(Jim) Barksdale is a passionate supporter of Initiative 42. He says that the effort to write a funding guarantee into the state constitution is key to the state’s future, and he is appealing to voters to approve it in November.
“Think about the justice,” said Barksdale, sometimes counted as Mississippi’s richest resident. “Think about the common good. The common good is to get our children education to the highest level we can.”
Barksdale gives some praise to Gov. Phil Bryant and current lawmakers, including for charter schools and a teacher pay plan that’s supposed to give raises next year based on test scores. The venture capitalist financially backed Bryant’s election four years ago, and worked briefly as Bryant’s first director of the Mississippi Development Authority.

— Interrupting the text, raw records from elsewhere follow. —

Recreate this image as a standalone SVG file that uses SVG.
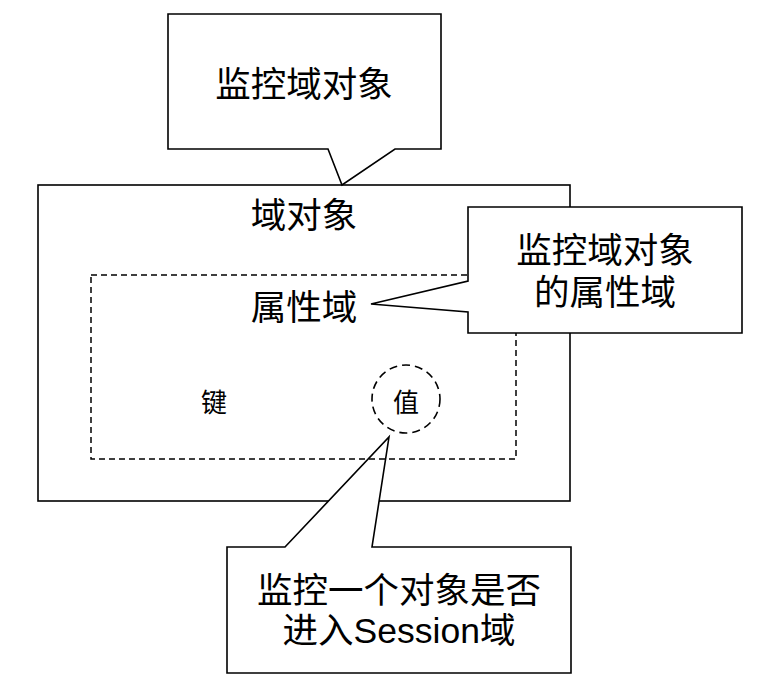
<svg xmlns="http://www.w3.org/2000/svg" width="763" height="684" viewBox="0 0 763 684">
<style>
.s{fill:#fff;stroke:#000;stroke-width:1.6}
.n{fill:none;stroke:#000;stroke-width:1.6}
.d{fill:none;stroke:#000;stroke-width:1.5;stroke-dasharray:6 4}
.c{fill:#fff;stroke:#000;stroke-width:1.6;stroke-dasharray:8 5}
text{font-family:"Liberation Sans","Noto Sans CJK SC",sans-serif;fill:#000;text-anchor:middle}
.l{font-size:35.5px}
.m{font-size:26px}
</style>
<rect width="763" height="684" fill="#fff"/>
<g id="domain-object">
<rect class="n" x="38" y="185" width="532" height="316"/>
<text class="l" x="304" y="228">域对象</text>
</g>
<g id="callout-session">
<path class="s" d="M227,547 L285,547 L389,437 L372,547 L571,547 L571,673 L227,673 Z"/>
<text class="l" x="399" y="603">监控一个对象是否</text>
<text class="l" x="399" y="643">进入Session域</text>
</g>
<g id="attribute-domain">
<rect class="d" x="91" y="275" width="425" height="184"/>
<text class="l" x="304" y="320">属性域</text>
</g>
<g id="key">
<text class="m" x="214" y="412">键</text>
</g>
<g id="value">
<circle class="c" cx="406" cy="399" r="34"/>
<text class="m" x="406" y="412">值</text>
</g>
<g id="callout-domain">
<path class="s" d="M168,14 L441,14 L441,149 L395,149 L342,185 L328,149 L168,149 Z"/>
<text class="l" x="304" y="97">监控域对象</text>
</g>
<g id="callout-attr">
<path class="s" d="M468,207 L742,207 L742,333 L468,333 L468,312 L371,304 L468,281 Z"/>
<text class="l" x="605" y="263">监控域对象</text>
<text class="l" x="605" y="305">的属性域</text>
</g>
<g id="connectors"></g>
</svg>
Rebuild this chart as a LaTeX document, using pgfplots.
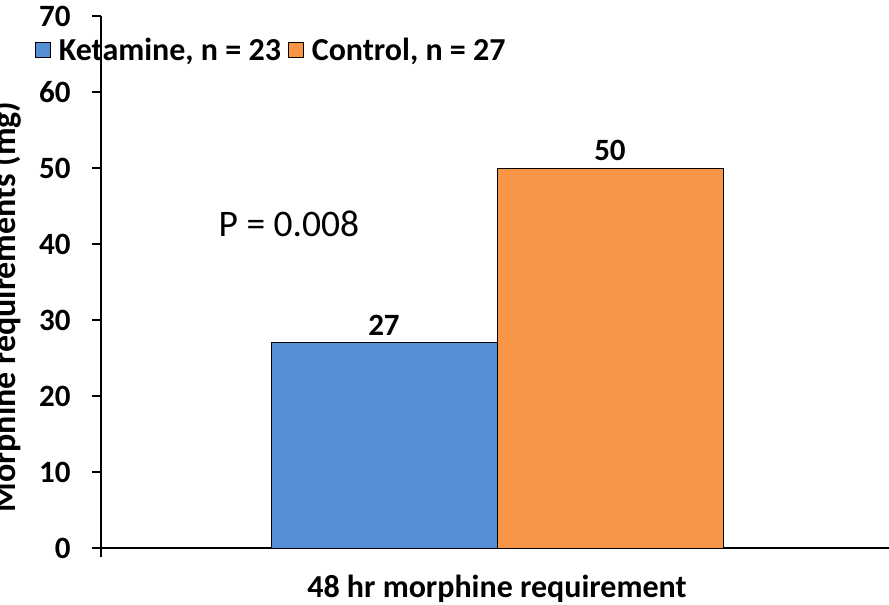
\documentclass[border=0pt]{standalone}
\usepackage{fontspec}
\setmainfont{Carlito}
\usepackage{pgfplots}
\pgfplotsset{compat=1.18}
\definecolor{barblue}{HTML}{558ED5}
\definecolor{barorange}{HTML}{F79646}
\begin{document}
\begin{tikzpicture}
\begin{axis}[
  scale only axis,
  width=788bp, height=532bp,
  ybar=0pt, bar width=226bp,
  xmin=-1.005, xmax=0.995,
  ymin=0, ymax=70,
  ytick={0,10,...,70},
  xtick=\empty,
  axis x line=bottom, axis y line=left,
  axis line style={-, line width=1.2bp, black},
  every tick/.style={black, line width=1.2bp},
  ytick align=outside, major tick length=9bp,
  /pgf/number format/assume math mode=true,
  yticklabel style={font=\fontsize{31bp}{36bp}\selectfont\bfseries, xshift=-18bp},
  ylabel={Morphine requirements (mg)},
  ylabel style={font=\fontsize{34bp}{40bp}\selectfont\bfseries, at={(rel axis cs:-0.1206,0.453)}, anchor=center},
  xlabel={48 hr morphine requirement},
  xlabel style={font=\fontsize{32bp}{38bp}\selectfont\bfseries, at={(rel axis cs:0.5025,-0.076)}, anchor=center},
  nodes near coords,
  every node near coord/.append style={font=\fontsize{31bp}{36bp}\selectfont\bfseries, /pgf/number format/assume math mode=true, yshift=4bp},
  legend columns=2,
  legend style={at={(rel axis cs:-0.084,0.936)}, anchor=west, draw=none, fill=none,
    font=\fontsize{32bp}{38bp}\selectfont\bfseries, inner sep=0pt,
    /tikz/every odd column/.append style={column sep=6bp},
    /tikz/every even column/.append style={column sep=5bp}},
  legend image code/.code={\draw[#1, line width=0.9bp] (0bp,-7.5bp) rectangle (15bp,7.5bp);},
  clip=false,
]
\addplot[fill=barblue, draw=black, line width=0.8bp] coordinates {(0,27)};
\addplot[fill=barorange, draw=black, line width=0.8bp] coordinates {(0,50)};
\legend{Ketamine{,} n = 23, Control{,} n = 27}
\node[font=\fontsize{37.5bp}{42bp}\selectfont] at (axis cs:-0.528,42.6) {P = 0.008};
\coordinate (o) at (rel axis cs:0,0);
\end{axis}
\draw[black, line width=1.2bp] (o) -- ++(0bp,-9bp);
\pgfresetboundingbox
\path (o) ++(-101bp,-57bp) rectangle ++(889bp,605bp);
\end{tikzpicture}
\end{document}
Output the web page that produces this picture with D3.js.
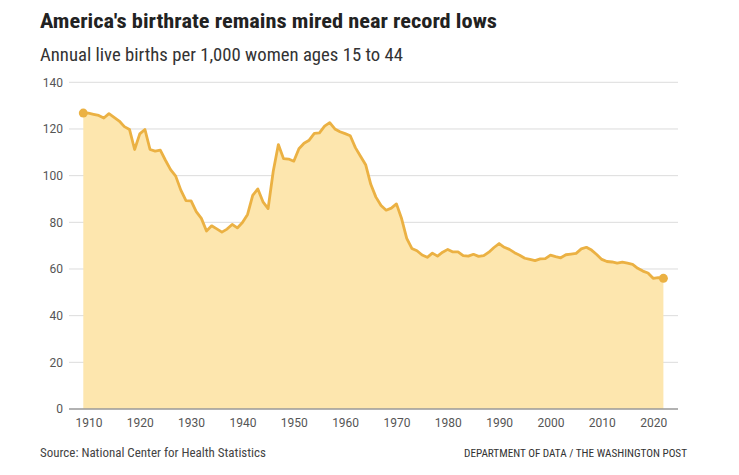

But he rejects lawmakers’ arguments that they’ve done enough because they’ve put more money than ever before into education this year.
He also disagrees with the argument by Lt. Gov. Tate Reeves, House Speaker Philip Gunn and other Republicans that they couldn’t make up the current $200 million gap between current funding levels and the $2.5 billion demanded by the formula without widespread cuts to other agencies.
Barksdale denies the contention by legislative leaders that the entire gap would have to be filled in the first year, noting that petitions that voters signed called for K-12 education to get 25 percent of the growth in state revenue each year until the gap between current funding levels and the amount demanded by the formula is closed.
“They don’t have to fully fund it the first year,” Barksdale said.